Writing in Gelf Magazine, David Goldenberg noted that Mandel "has a broad perspective on the sport [of college football] and its various constituencies". Beginning in 1999, Mandel worked for SI.com, where he wrote the "College Football Mailbag" (The Mailbag) column, numerous individual features, and analyses of various games. Mandel described his job as primarily "attempting to explain to irrational college football fan bases across the country just how illogical the current system of college football is". He also wrote about men's college basketball. He was an AP voter in the NCAA Football AP poll but gave the duty up to fellow SI.com writer Andy Staples.

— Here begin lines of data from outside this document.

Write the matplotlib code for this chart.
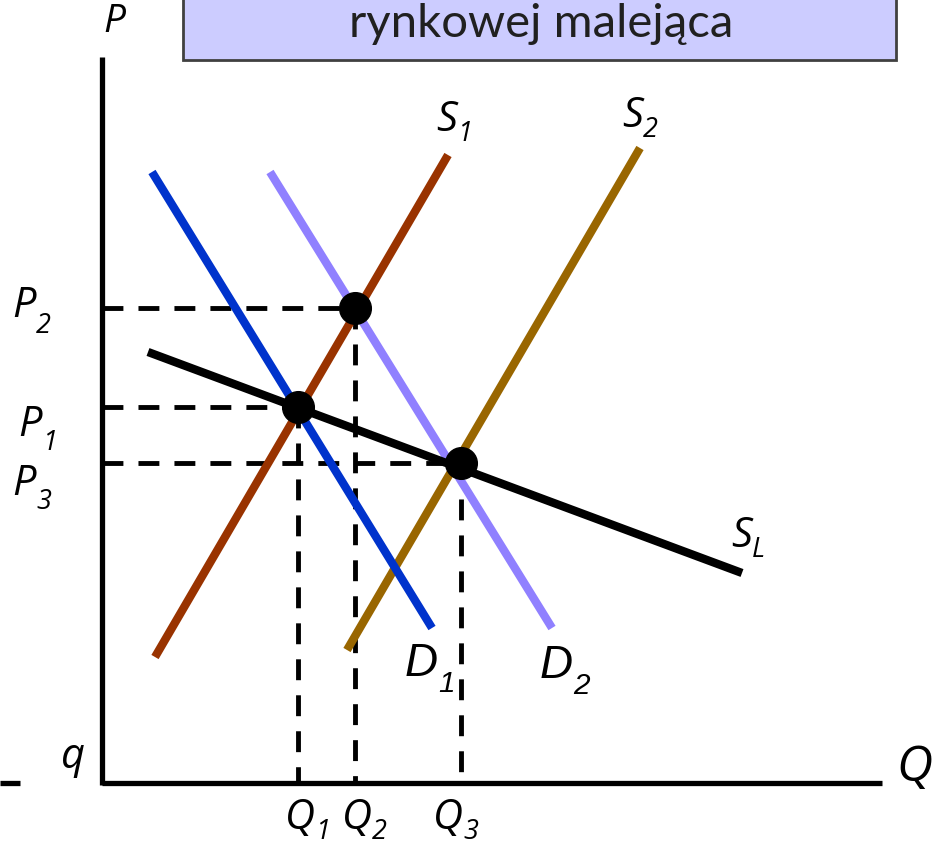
import matplotlib
matplotlib.use("Agg")
import matplotlib.pyplot as plt
from matplotlib.patches import Rectangle

W, H = 932, 852

# curve endpoints (picture coordinates, y downwards)
d1_x = [152, 432]
d1_y = [172, 628]
d2_x = [270, 552]
d2_y = [172, 628]
s1_x = [155, 448]
s1_y = [657, 155]
s2_x = [347, 640]
s2_y = [650, 148]
sl_x = [148, 742]
sl_y = [352, 573]

# equilibria: (Q1,P1), (Q2,P2), (Q3,P3)
eq_q = [298, 355, 461]
eq_p = [407, 308, 463]

origin_x, origin_y = 102, 783

fig = plt.figure(figsize=(W / 100, H / 100), dpi=100)
ax = fig.add_axes([0, 0, 1, 1])
ax.set_xlim(0, W)
ax.set_ylim(H, 0)
ax.axis("off")

# title box
ax.add_patch(Rectangle((183, -10), 713, 70, facecolor="#ccccff",
                       edgecolor="#404040", lw=2))
ax.text(541, 24, "rynkowej malejąca", fontsize=34, family="Lato",
        ha="center", va="center", color="#202020")

# axes
ax.plot([origin_x, origin_x], [57, origin_y + 2], color="black", lw=3.8,
        solid_capstyle="butt")
ax.plot([origin_x, 882], [origin_y, origin_y], color="black", lw=3.8,
        solid_capstyle="butt")
ax.plot([0, 20], [origin_y, origin_y], color="black", lw=3.8,
        solid_capstyle="butt")

# dashed guides
for q, p in zip(eq_q, eq_p):
    ax.plot([origin_x, q], [p, p], color="black", lw=3.5,
            dashes=(4.3, 3.1), solid_capstyle="butt")
    ax.plot([q, q], [p, origin_y], color="black", lw=3.5,
            dashes=(4.3, 3.1), solid_capstyle="butt")

# curves
ax.plot(s1_x, s1_y, color="#993300", lw=6, solid_capstyle="butt")
ax.plot(s2_x, s2_y, color="#996600", lw=6, solid_capstyle="butt")
ax.plot(d1_x, d1_y, color="#0033cc", lw=6, solid_capstyle="butt")
ax.plot(d2_x, d2_y, color="#9080ff", lw=6, solid_capstyle="butt")
ax.plot(sl_x, sl_y, color="black", lw=6, solid_capstyle="butt")

ax.scatter(eq_q, eq_p, s=520, color="black", zorder=5)

lab = dict(family="Open Sans", style="italic", color="black",
           ha="center", va="center")


def sublabel(x, y, main, sub, size=30, family="Open Sans", off=14):
    ax.text(x, y, main, fontsize=size, family=family, style="italic",
            ha="right", va="center")
    ax.text(x, y + off, sub, fontsize=size * 0.65, family=family,
            style="italic", ha="left", va="center")


ax.text(114, 22, "P", fontsize=28, **lab)
ax.text(73, 757, "q", fontsize=30, **lab)
ax.text(914, 768, "Q", fontsize=36, **lab)

sublabel(36, 306, "P", "2", off=20)
sublabel(42, 425, "P", "1", off=18)
sublabel(36, 484, "P", "3", off=18)
sublabel(315, 818, "Q", "1")
sublabel(372, 818, "Q", "2")
sublabel(463, 818, "Q", "3")
sublabel(457, 120, "S", "1")
sublabel(643, 116, "S", "2")
sublabel(752, 536, "S", "L")
sublabel(438, 664, "D", "1", size=33, family="Liberation Sans", off=20)
sublabel(573, 666, "D", "2", size=33, family="Liberation Sans", off=20)

fig.savefig("out.png", dpi=100)
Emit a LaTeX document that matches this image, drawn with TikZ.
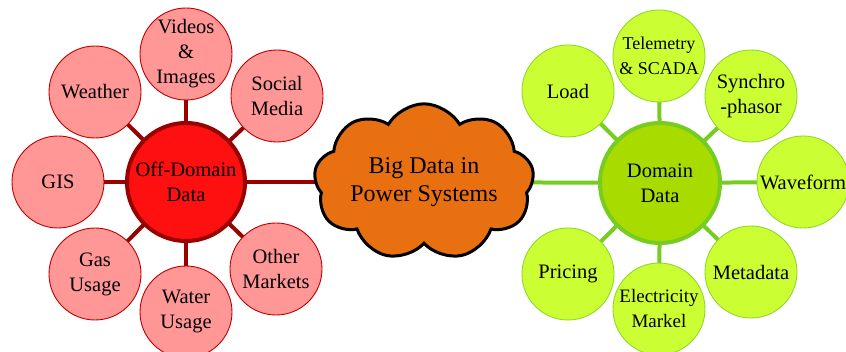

In 2007, Mandel released his first book: Bowls, Polls, and Tattered Souls: Tackling the Chaos and Controversy that Reign Over College Football. A review in The New York Times complimented the book's "breezy, airy tone" and Mandel's ability to be "sarcastic without being cynical and critical without sounding jaded" during the "intricate tour through the ills of the college football world."

In February 2009, SI.com announced Mandel would be taking a sabbatical from the site "to work on other projects. He returned in early July."

A practicing Jew, Mandel once held off from writing his featured SI.com sports blog during and in observance of Yom Kippur when it fell on a game day during the college football season.

In June 2014, Fox Sports announced it had hired Mandel as senior columnist covering college football and basketball. He wrote his first column for FoxSports.com on July 8, 2014.

Mandel began working at The Athletic in 2016. He is currently the editor-in-chief of the college football site.